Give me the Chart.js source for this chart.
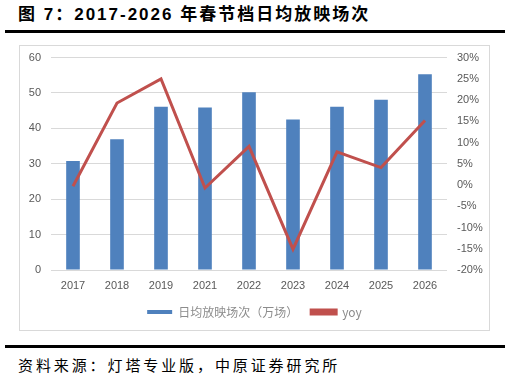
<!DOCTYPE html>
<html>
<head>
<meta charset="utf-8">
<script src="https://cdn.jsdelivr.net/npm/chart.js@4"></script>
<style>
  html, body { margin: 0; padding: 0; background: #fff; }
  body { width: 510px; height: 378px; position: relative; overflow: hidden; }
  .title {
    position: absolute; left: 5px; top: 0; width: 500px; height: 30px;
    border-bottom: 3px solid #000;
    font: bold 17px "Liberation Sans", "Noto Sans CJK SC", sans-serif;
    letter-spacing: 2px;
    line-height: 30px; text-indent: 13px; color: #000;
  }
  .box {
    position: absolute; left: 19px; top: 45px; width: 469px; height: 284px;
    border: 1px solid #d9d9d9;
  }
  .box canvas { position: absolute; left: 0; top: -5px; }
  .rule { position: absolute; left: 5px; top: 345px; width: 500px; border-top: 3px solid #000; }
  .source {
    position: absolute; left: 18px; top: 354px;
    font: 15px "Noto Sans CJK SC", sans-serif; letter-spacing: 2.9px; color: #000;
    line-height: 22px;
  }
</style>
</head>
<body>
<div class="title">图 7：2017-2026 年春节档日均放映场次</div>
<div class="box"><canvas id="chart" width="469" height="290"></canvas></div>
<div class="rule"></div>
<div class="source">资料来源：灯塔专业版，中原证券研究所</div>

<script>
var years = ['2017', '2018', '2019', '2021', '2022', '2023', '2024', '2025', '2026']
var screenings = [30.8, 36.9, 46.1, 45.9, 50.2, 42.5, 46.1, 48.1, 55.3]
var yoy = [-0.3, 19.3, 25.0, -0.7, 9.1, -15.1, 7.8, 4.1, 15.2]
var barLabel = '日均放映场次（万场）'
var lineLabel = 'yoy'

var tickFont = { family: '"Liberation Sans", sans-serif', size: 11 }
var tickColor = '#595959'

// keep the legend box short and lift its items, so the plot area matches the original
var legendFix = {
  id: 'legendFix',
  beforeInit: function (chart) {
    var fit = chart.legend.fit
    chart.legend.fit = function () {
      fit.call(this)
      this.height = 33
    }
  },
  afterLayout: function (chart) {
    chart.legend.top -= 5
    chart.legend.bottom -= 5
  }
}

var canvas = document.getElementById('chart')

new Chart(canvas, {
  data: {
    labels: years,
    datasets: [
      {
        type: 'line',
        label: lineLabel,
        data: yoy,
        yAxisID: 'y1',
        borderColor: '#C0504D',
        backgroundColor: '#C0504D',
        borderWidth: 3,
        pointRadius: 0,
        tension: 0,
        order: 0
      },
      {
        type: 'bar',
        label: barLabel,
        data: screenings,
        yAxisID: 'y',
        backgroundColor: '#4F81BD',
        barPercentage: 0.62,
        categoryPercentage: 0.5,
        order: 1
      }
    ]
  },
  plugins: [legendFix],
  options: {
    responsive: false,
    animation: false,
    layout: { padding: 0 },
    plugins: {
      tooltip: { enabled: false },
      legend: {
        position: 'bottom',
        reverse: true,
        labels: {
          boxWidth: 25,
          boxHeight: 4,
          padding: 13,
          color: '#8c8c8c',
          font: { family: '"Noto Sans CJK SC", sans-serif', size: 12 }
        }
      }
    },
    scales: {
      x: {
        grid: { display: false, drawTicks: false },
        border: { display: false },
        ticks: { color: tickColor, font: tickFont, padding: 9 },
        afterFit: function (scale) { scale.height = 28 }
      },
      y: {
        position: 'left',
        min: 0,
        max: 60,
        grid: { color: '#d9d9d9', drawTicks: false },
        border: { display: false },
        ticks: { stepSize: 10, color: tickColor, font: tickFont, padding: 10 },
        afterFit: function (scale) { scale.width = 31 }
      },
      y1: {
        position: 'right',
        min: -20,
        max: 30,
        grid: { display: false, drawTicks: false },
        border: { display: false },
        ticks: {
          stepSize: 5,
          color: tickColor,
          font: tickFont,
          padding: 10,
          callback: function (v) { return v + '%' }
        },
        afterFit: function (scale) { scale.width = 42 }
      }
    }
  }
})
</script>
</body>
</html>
==============================
■ Task to complete
Reproduce the whole listing above word for word, but not its pictures.

■ Full solution
Give me the Chart.js source for this chart.
<!DOCTYPE html>
<html>
<head>
<meta charset="utf-8">
<script src="https://cdn.jsdelivr.net/npm/chart.js@4"></script>
<style>
  html, body { margin: 0; padding: 0; background: #fff; }
  body { width: 510px; height: 378px; position: relative; overflow: hidden; }
  .title {
    position: absolute; left: 5px; top: 0; width: 500px; height: 30px;
    border-bottom: 3px solid #000;
    font: bold 17px "Liberation Sans", "Noto Sans CJK SC", sans-serif;
    letter-spacing: 2px;
    line-height: 30px; text-indent: 13px; color: #000;
  }
  .box {
    position: absolute; left: 19px; top: 45px; width: 469px; height: 284px;
    border: 1px solid #d9d9d9;
  }
  .box canvas { position: absolute; left: 0; top: -5px; }
  .rule { position: absolute; left: 5px; top: 345px; width: 500px; border-top: 3px solid #000; }
  .source {
    position: absolute; left: 18px; top: 354px;
    font: 15px "Noto Sans CJK SC", sans-serif; letter-spacing: 2.9px; color: #000;
    line-height: 22px;
  }
</style>
</head>
<body>
<div class="title">图 7：2017-2026 年春节档日均放映场次</div>
<div class="box"><canvas id="chart" width="469" height="290"></canvas></div>
<div class="rule"></div>
<div class="source">资料来源：灯塔专业版，中原证券研究所</div>

<script>
var years = ['2017', '2018', '2019', '2021', '2022', '2023', '2024', '2025', '2026']
var screenings = [30.8, 36.9, 46.1, 45.9, 50.2, 42.5, 46.1, 48.1, 55.3]
var yoy = [-0.3, 19.3, 25.0, -0.7, 9.1, -15.1, 7.8, 4.1, 15.2]
var barLabel = '日均放映场次（万场）'
var lineLabel = 'yoy'

var tickFont = { family: '"Liberation Sans", sans-serif', size: 11 }
var tickColor = '#595959'

// keep the legend box short and lift its items, so the plot area matches the original
var legendFix = {
  id: 'legendFix',
  beforeInit: function (chart) {
    var fit = chart.legend.fit
    chart.legend.fit = function () {
      fit.call(this)
      this.height = 33
    }
  },
  afterLayout: function (chart) {
    chart.legend.top -= 5
    chart.legend.bottom -= 5
  }
}

var canvas = document.getElementById('chart')

new Chart(canvas, {
  data: {
    labels: years,
    datasets: [
      {
        type: 'line',
        label: lineLabel,
        data: yoy,
        yAxisID: 'y1',
        borderColor: '#C0504D',
        backgroundColor: '#C0504D',
        borderWidth: 3,
        pointRadius: 0,
        tension: 0,
        order: 0
      },
      {
        type: 'bar',
        label: barLabel,
        data: screenings,
        yAxisID: 'y',
        backgroundColor: '#4F81BD',
        barPercentage: 0.62,
        categoryPercentage: 0.5,
        order: 1
      }
    ]
  },
  plugins: [legendFix],
  options: {
    responsive: false,
    animation: false,
    layout: { padding: 0 },
    plugins: {
      tooltip: { enabled: false },
      legend: {
        position: 'bottom',
        reverse: true,
        labels: {
          boxWidth: 25,
          boxHeight: 4,
          padding: 13,
          color: '#8c8c8c',
          font: { family: '"Noto Sans CJK SC", sans-serif', size: 12 }
        }
      }
    },
    scales: {
      x: {
        grid: { display: false, drawTicks: false },
        border: { display: false },
        ticks: { color: tickColor, font: tickFont, padding: 9 },
        afterFit: function (scale) { scale.height = 28 }
      },
      y: {
        position: 'left',
        min: 0,
        max: 60,
        grid: { color: '#d9d9d9', drawTicks: false },
        border: { display: false },
        ticks: { stepSize: 10, color: tickColor, font: tickFont, padding: 10 },
        afterFit: function (scale) { scale.width = 31 }
      },
      y1: {
        position: 'right',
        min: -20,
        max: 30,
        grid: { display: false, drawTicks: false },
        border: { display: false },
        ticks: {
          stepSize: 5,
          color: tickColor,
          font: tickFont,
          padding: 10,
          callback: function (v) { return v + '%' }
        },
        afterFit: function (scale) { scale.width = 42 }
      }
    }
  }
})
</script>
</body>
</html>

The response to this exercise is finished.